Het vers, de taalkracht, moet het wachtwoord schenken dat hem tot dat andere rijk toelaat. In ‘Dead End’ (1940) wordt deze hoop - zoals reeds de titel zegt - uiteen geslagen. Uitzinnig schimpt hij op de machteloosheid van zijn dichterschap:
Van Poëzie bezeten,
door demonen besprongen
rotten de woorden
bij hun geboorte,
en liederen worden aas voor honden.
| |
[pagina 119]
| |
Boven dit alles rijst echter sterk de overtuiging dat er nog andere middelen moeten zijn. Immers zoals in de natuurkunde een juiste osmotische druk twee vloeistoffen doorheen een poreuze wand vermengen kan, zo rijpen in ‘Osmose’ (1941) nieuwe zekerheden, die wij in ‘Thebe’ (1941) beproefd vinden; o.a. zijn passieve overgave aan de occulte bespiegelingen bij alles wat de vrouw in huis en kamer achtergelaten heeft:
Dicht bij de dingen die u kennen
lig ik mij aan de dood te wennen.
Om ook zo tenslotte tot geen resultaat te komen. Dat Achterberg na de oorlog nog niet tot een levensechter inzicht gerijpt is, bewijzen zijn laatste bundels uit de jaren 1945-46 (‘Sphinx’, ‘Limiet’, ‘Stof’, ‘Radar’ en ‘Energie’). Hier waagt Achterberg nogmaals een poging om de dood te vermurwen. De wetenschap (o.a. de scheikunde) wordt zijn toevlucht.

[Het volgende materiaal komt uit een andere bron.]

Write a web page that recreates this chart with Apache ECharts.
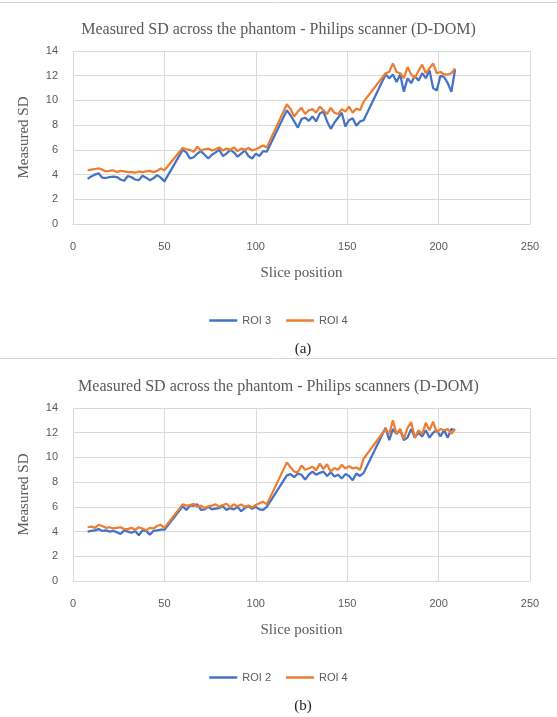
<!DOCTYPE html>
<html>
<head>
<meta charset="utf-8">
<script src="https://cdn.jsdelivr.net/npm/echarts@6/dist/echarts.min.js"></script>
<style>
  html, body { margin: 0; padding: 0; background: #ffffff; }
  #chart { width: 557px; height: 717px; }
</style>
</head>
<body>
<div id="chart"></div>
<script>
// Slice positions sampled in each of the four phantom sections
const slices = [
  8, 10, 12, 14, 16, 18, 20, 22, 24, 26, 28, 30, 32, 34, 36, 38, 40, 42, 44, 46, 48, 50,
  60, 62, 64, 66, 68, 70, 72, 74, 76, 78, 80, 82, 84, 86, 88, 90, 92, 94, 96, 98, 100, 102, 104, 106,
  117, 119, 121, 123, 125, 127, 129, 131, 133, 135, 137, 139, 141, 143, 145, 147, 149, 151, 153, 155, 157, 159,
  171, 173, 175, 177, 179, 181, 183, 185, 187, 189, 191, 193, 195, 197, 199, 201, 203, 205, 207, 209
];

// Panel (a): ROI 3 and ROI 4
const roi3A = [
  3.65, 3.85, 4.0, 4.1, 3.75, 3.72, 3.8, 3.83, 3.8, 3.6, 3.5, 3.88, 3.78, 3.6, 3.55, 3.9, 3.75, 3.55, 3.7, 3.95, 3.75, 3.45,
  6.0, 5.8, 5.3, 5.4, 5.7, 5.9, 5.6, 5.3, 5.6, 5.8, 6.0, 5.5, 5.7, 6.0, 5.8, 5.45, 5.7, 5.95, 5.5, 5.3, 5.7, 5.5, 5.9, 5.85,
  9.2, 8.8, 8.3, 7.8, 8.5, 8.6, 8.35, 8.7, 8.3, 8.95, 9.1, 8.3, 7.7, 8.2, 8.6, 9.0, 7.9, 8.4, 8.55, 7.95, 8.3, 8.4,
  12.1, 11.8, 12.1, 11.5, 12.1, 10.7, 11.8, 11.4, 12.0, 11.6, 12.2, 11.8, 12.45, 11.0, 10.8, 12.0, 11.9, 11.4, 10.7, 12.5
];
const roi4A = [
  4.35, 4.4, 4.45, 4.5, 4.4, 4.25, 4.3, 4.35, 4.2, 4.3, 4.25, 4.2, 4.2, 4.15, 4.25, 4.2, 4.25, 4.3, 4.2, 4.3, 4.5, 4.35,
  6.15, 6.05, 6.0, 5.85, 6.25, 5.95, 6.05, 6.1, 5.95, 6.05, 6.2, 5.95, 6.1, 6.0, 6.2, 5.9, 6.1, 6.0, 6.15, 5.95, 6.05, 6.2, 6.35, 6.2,
  9.7, 9.3, 8.7, 9.1, 9.4, 8.9, 9.2, 9.3, 9.0, 9.5, 9.2, 8.9, 9.4, 9.0, 8.9, 9.3, 9.1, 9.5, 9.0, 9.35, 9.2, 9.9,
  12.2, 12.3, 13.0, 12.3, 12.2, 11.8, 12.7, 12.1, 11.8, 12.4, 12.9, 12.2, 12.6, 13.0, 12.2, 12.3, 12.1, 12.1, 12.2, 12.6
];

// Panel (b): ROI 2 and ROI 4
const roi2B = [
  4.0, 4.05, 4.1, 4.2, 4.05, 4.1, 4.0, 4.05, 3.95, 3.8, 4.1, 4.0, 3.9, 4.05, 3.7, 4.1, 4.05, 3.75, 4.05, 4.1, 4.15, 4.15,
  6.05, 5.75, 6.1, 6.1, 6.2, 5.75, 5.8, 6.0, 5.8, 5.85, 5.9, 6.05, 5.75, 5.9, 5.8, 6.0, 5.65, 5.9, 6.05, 5.85, 6.0, 5.8, 5.75, 6.0,
  8.55, 8.65, 8.4, 8.7, 8.6, 8.2, 8.6, 8.85, 8.6, 8.75, 8.85, 8.5, 8.8, 8.45, 8.6, 8.3, 8.65, 8.5, 8.15, 8.7, 8.5, 8.75,
  12.4, 11.4, 12.3, 11.9, 12.2, 11.4, 11.6, 12.3, 11.6, 12.0, 11.7, 12.2, 11.6, 12.0, 12.2, 11.7, 12.2, 11.6, 12.3, 12.2
];
const roi4B = [
  4.35, 4.4, 4.3, 4.55, 4.45, 4.3, 4.35, 4.25, 4.3, 4.35, 4.2, 4.2, 4.3, 4.15, 4.35, 4.25, 4.1, 4.3, 4.25, 4.45, 4.55, 4.3,
  6.2, 6.1, 6.15, 6.25, 6.0, 6.1, 5.9, 6.05, 6.1, 6.2, 6.0, 6.15, 6.25, 5.95, 6.2, 6.05, 6.2, 6.0, 6.1, 5.95, 6.15, 6.3, 6.4, 6.2,
  9.6, 9.2, 8.85, 8.8, 9.35, 9.0, 9.1, 9.25, 8.95, 9.5, 9.05, 9.45, 8.85, 9.15, 9.0, 9.4, 9.1, 9.3, 9.1, 9.2, 9.0, 9.9,
  12.3, 11.9, 13.0, 11.9, 12.3, 11.5, 12.4, 12.85, 11.6, 12.2, 11.9, 12.8, 12.2, 12.9, 12.0, 12.3, 12.2, 12.3, 11.9, 12.3
];

const xTicks = { min: 0, max: 250, interval: 50 };
const yTicks = { min: 0, max: 14, interval: 2 };

const titles = [
  'Measured SD across the phantom - Philips scanner (D-DOM)',
  'Measured SD across the phantom - Philips scanners (D-DOM)'
];
const captions = ['(a)', '(b)'];
const legendNames = [['ROI 3', 'ROI 4'], ['ROI 2', 'ROI 4']];

const BLUE = '#4472C4';
const ORANGE = '#ED7D31';
const GRID_LINE = '#d9d9d9';
const TEXT = '#595959';
const SERIF = '"Liberation Serif", "DejaVu Serif", serif';
const SANS = '"Liberation Sans", "Open Sans", sans-serif';

const PANEL_OFFSET = 357;

function pairs(values) {
  return slices.map((s, i) => [s, values[i]]);
}

function xAxisFor(gi) {
  return {
    type: 'value', gridIndex: gi,
    min: xTicks.min, max: xTicks.max, interval: xTicks.interval,
    name: 'Slice position', nameLocation: 'middle', nameGap: 42,
    nameTextStyle: { fontFamily: SERIF, fontSize: 15, color: TEXT },
    axisLine: { show: true, lineStyle: { color: GRID_LINE, width: 1 } },
    axisTick: { show: false },
    axisLabel: { color: TEXT, fontFamily: SANS, fontSize: 11, margin: 17 },
    splitLine: { show: true, lineStyle: { color: GRID_LINE, width: 1 } }
  };
}

function yAxisFor(gi) {
  return {
    type: 'value', gridIndex: gi,
    min: yTicks.min, max: yTicks.max, interval: yTicks.interval,
    name: 'Measured SD', nameLocation: 'middle', nameGap: 41, nameRotate: 90,
    nameTextStyle: { fontFamily: SERIF, fontSize: 15, color: TEXT },
    axisLine: { show: false },
    axisTick: { show: false },
    axisLabel: { color: TEXT, fontFamily: SANS, fontSize: 11, margin: 15 },
    splitLine: { show: true, lineStyle: { color: GRID_LINE, width: 1 } }
  };
}

function lineSeries(name, values, color, gi) {
  return {
    type: 'line', name: name, xAxisIndex: gi, yAxisIndex: gi,
    data: pairs(values),
    showSymbol: false, symbol: 'none',
    lineStyle: { color: color, width: 2.25 },
    itemStyle: { color: color },
    emphasis: { disabled: true }
  };
}

const chart = echarts.init(document.getElementById('chart'), null, { renderer: 'canvas' });

const option = {
  animation: false,
  backgroundColor: '#ffffff',
  title: titles.map((t, i) => ({
    text: t, left: 'center', top: 17 + i * PANEL_OFFSET,
    textStyle: { fontFamily: SERIF, fontSize: 16, fontWeight: 'normal', color: TEXT }
  })),
  legend: legendNames.map((names, i) => ({
    data: names, left: 'center', top: 310 + i * PANEL_OFFSET,
    icon: 'rect', itemWidth: 28, itemHeight: 2.5, itemGap: 15,
    textStyle: { fontFamily: SANS, fontSize: 11, color: TEXT },
    selectedMode: false
  })),
  grid: [0, 1].map(i => ({
    left: 73, right: 27, top: 51 + i * PANEL_OFFSET, height: 173,
    containLabel: false
  })),
  xAxis: [xAxisFor(0), xAxisFor(1)],
  yAxis: [yAxisFor(0), yAxisFor(1)],
  series: [
    lineSeries('ROI 3', roi3A, BLUE, 0),
    lineSeries('ROI 4', roi4A, ORANGE, 0),
    lineSeries('ROI 2', roi2B, BLUE, 1),
    lineSeries('ROI 4', roi4B, ORANGE, 1)
  ],
  graphic: [
    { type: 'line', shape: { x1: 0, y1: 2.5, x2: 557, y2: 2.5 }, style: { stroke: '#d4d4d4', lineWidth: 1 } },
    { type: 'line', shape: { x1: 0, y1: 358.5, x2: 557, y2: 358.5 }, style: { stroke: '#d4d4d4', lineWidth: 1 } },
    ...captions.map((c, i) => ({
      type: 'text', x: 303, y: 349 + i * PANEL_OFFSET,
      style: { text: c, fontFamily: SERIF, fontSize: 15, fill: '#222222', align: 'center', verticalAlign: 'middle' }
    }))
  ]
};

chart.setOption(option);
</script>
</body>
</html>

Dan treedt uw lichaam uit mijn som,
want alle moleculen
roep ik weerom
uit hun verstrooiing. Alle.
Achterberg's fanatieke verbetenheid waarmee hij - elke rede negerend (bewust of onbewust?) - de dood het recht ontzegt zich voorgoed tussen hem en de vrouw te plaatsen, is in kracht dezelfde als waarmee Hendrik Marsman eens ‘het slopend schaduwbeest’ van de dood bestreed. Dat Marsman ten slotte inzag dat hij die strijd verliezen moest, pleit voor zijn gezonde menselijkheid. Tot op heden is Achterberg nog niet zo ver - er zijn hiervoor zelfs nog geen embryonale sporen aan te wijzen -. Het is echter de enig mogelijke weg die hij zal kunnen gaan, wil hij de waarde van zijn persoonlijkheid zien uitgroeien boven het snobistische der jongste Noord Nederlandse poëzie.